» **Do this**: Output every line exactly as written. Leave out pictures.

» **Given data**:
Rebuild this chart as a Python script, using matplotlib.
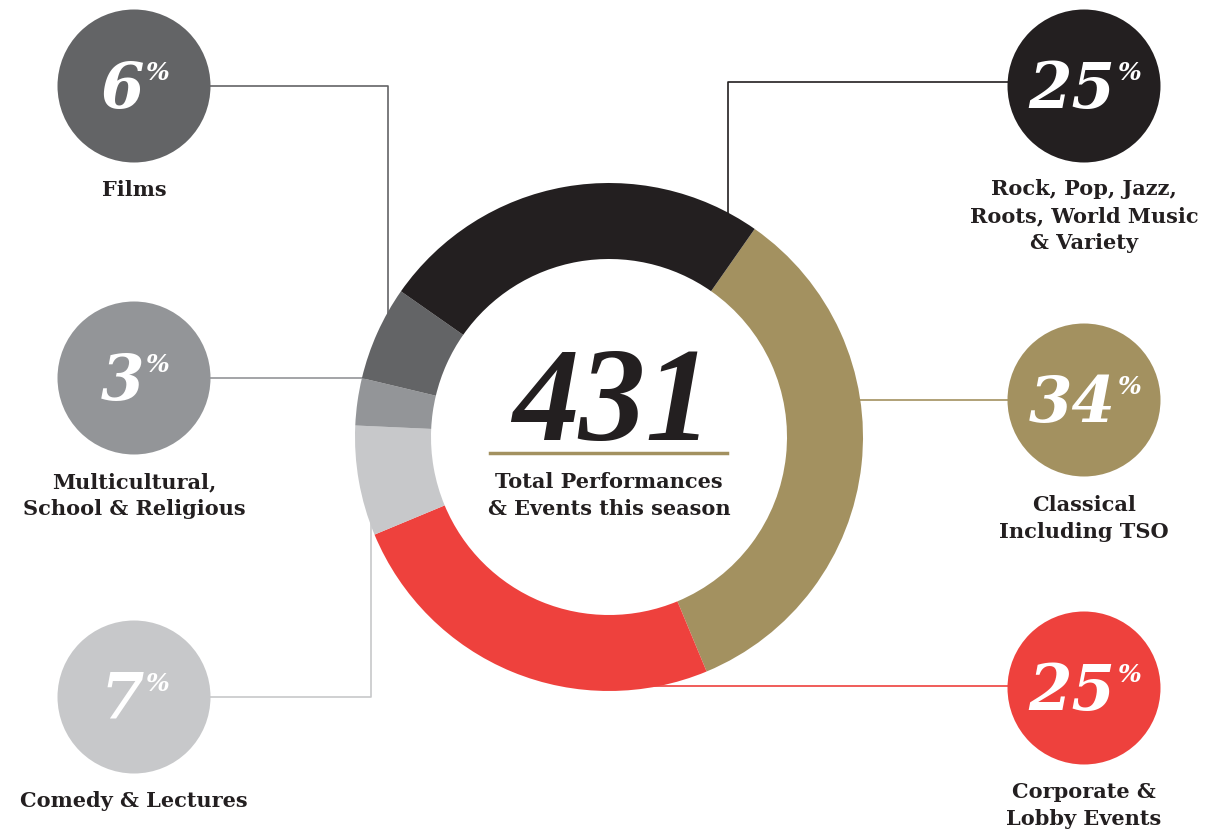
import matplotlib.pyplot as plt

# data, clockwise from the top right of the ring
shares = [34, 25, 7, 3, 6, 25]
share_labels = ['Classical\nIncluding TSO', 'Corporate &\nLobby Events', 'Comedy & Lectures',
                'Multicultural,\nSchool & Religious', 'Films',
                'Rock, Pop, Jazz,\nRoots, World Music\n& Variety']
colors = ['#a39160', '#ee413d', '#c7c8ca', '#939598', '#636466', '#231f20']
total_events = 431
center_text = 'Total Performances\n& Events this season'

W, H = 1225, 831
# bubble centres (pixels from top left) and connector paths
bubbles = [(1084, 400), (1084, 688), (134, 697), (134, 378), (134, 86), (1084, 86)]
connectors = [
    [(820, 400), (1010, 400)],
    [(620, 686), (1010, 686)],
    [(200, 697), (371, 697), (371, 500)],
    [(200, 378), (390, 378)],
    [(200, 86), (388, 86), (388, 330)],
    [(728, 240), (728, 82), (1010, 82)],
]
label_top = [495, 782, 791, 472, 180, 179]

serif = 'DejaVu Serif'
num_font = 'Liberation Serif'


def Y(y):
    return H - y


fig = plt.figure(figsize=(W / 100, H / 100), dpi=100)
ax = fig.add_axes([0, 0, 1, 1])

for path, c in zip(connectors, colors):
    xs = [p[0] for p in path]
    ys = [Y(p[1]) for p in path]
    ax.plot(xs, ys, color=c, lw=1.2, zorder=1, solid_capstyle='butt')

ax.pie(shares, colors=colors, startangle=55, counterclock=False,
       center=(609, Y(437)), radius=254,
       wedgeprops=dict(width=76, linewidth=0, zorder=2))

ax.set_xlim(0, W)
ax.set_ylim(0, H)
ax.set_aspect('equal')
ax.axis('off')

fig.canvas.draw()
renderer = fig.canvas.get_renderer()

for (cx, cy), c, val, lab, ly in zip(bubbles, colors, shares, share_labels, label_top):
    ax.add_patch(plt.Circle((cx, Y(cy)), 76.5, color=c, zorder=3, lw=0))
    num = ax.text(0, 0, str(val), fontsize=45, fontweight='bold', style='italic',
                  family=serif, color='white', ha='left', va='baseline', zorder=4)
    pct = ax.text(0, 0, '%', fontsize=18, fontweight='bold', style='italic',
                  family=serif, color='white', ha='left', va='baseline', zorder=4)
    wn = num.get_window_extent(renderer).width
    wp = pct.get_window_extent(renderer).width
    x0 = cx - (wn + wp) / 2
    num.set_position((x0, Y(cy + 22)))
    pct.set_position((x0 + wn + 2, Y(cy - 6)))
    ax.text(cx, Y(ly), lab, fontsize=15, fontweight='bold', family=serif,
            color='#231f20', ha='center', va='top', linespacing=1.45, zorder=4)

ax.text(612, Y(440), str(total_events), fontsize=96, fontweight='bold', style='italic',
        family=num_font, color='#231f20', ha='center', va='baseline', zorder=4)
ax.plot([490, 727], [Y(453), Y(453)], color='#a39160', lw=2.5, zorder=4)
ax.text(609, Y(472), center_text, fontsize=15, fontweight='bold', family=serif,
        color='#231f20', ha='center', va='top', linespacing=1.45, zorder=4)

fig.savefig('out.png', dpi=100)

» **Written answer**:
Rebuild this chart as a Python script, using matplotlib.
import matplotlib.pyplot as plt

# data, clockwise from the top right of the ring
shares = [34, 25, 7, 3, 6, 25]
share_labels = ['Classical\nIncluding TSO', 'Corporate &\nLobby Events', 'Comedy & Lectures',
                'Multicultural,\nSchool & Religious', 'Films',
                'Rock, Pop, Jazz,\nRoots, World Music\n& Variety']
colors = ['#a39160', '#ee413d', '#c7c8ca', '#939598', '#636466', '#231f20']
total_events = 431
center_text = 'Total Performances\n& Events this season'

W, H = 1225, 831
# bubble centres (pixels from top left) and connector paths
bubbles = [(1084, 400), (1084, 688), (134, 697), (134, 378), (134, 86), (1084, 86)]
connectors = [
    [(820, 400), (1010, 400)],
    [(620, 686), (1010, 686)],
    [(200, 697), (371, 697), (371, 500)],
    [(200, 378), (390, 378)],
    [(200, 86), (388, 86), (388, 330)],
    [(728, 240), (728, 82), (1010, 82)],
]
label_top = [495, 782, 791, 472, 180, 179]

serif = 'DejaVu Serif'
num_font = 'Liberation Serif'


def Y(y):
    return H - y


fig = plt.figure(figsize=(W / 100, H / 100), dpi=100)
ax = fig.add_axes([0, 0, 1, 1])

for path, c in zip(connectors, colors):
    xs = [p[0] for p in path]
    ys = [Y(p[1]) for p in path]
    ax.plot(xs, ys, color=c, lw=1.2, zorder=1, solid_capstyle='butt')

ax.pie(shares, colors=colors, startangle=55, counterclock=False,
       center=(609, Y(437)), radius=254,
       wedgeprops=dict(width=76, linewidth=0, zorder=2))

ax.set_xlim(0, W)
ax.set_ylim(0, H)
ax.set_aspect('equal')
ax.axis('off')

fig.canvas.draw()
renderer = fig.canvas.get_renderer()

for (cx, cy), c, val, lab, ly in zip(bubbles, colors, shares, share_labels, label_top):
    ax.add_patch(plt.Circle((cx, Y(cy)), 76.5, color=c, zorder=3, lw=0))
    num = ax.text(0, 0, str(val), fontsize=45, fontweight='bold', style='italic',
                  family=serif, color='white', ha='left', va='baseline', zorder=4)
    pct = ax.text(0, 0, '%', fontsize=18, fontweight='bold', style='italic',
                  family=serif, color='white', ha='left', va='baseline', zorder=4)
    wn = num.get_window_extent(renderer).width
    wp = pct.get_window_extent(renderer).width
    x0 = cx - (wn + wp) / 2
    num.set_position((x0, Y(cy + 22)))
    pct.set_position((x0 + wn + 2, Y(cy - 6)))
    ax.text(cx, Y(ly), lab, fontsize=15, fontweight='bold', family=serif,
            color='#231f20', ha='center', va='top', linespacing=1.45, zorder=4)

ax.text(612, Y(440), str(total_events), fontsize=96, fontweight='bold', style='italic',
        family=num_font, color='#231f20', ha='center', va='baseline', zorder=4)
ax.plot([490, 727], [Y(453), Y(453)], color='#a39160', lw=2.5, zorder=4)
ax.text(609, Y(472), center_text, fontsize=15, fontweight='bold', family=serif,
        color='#231f20', ha='center', va='top', linespacing=1.45, zorder=4)

fig.savefig('out.png', dpi=100)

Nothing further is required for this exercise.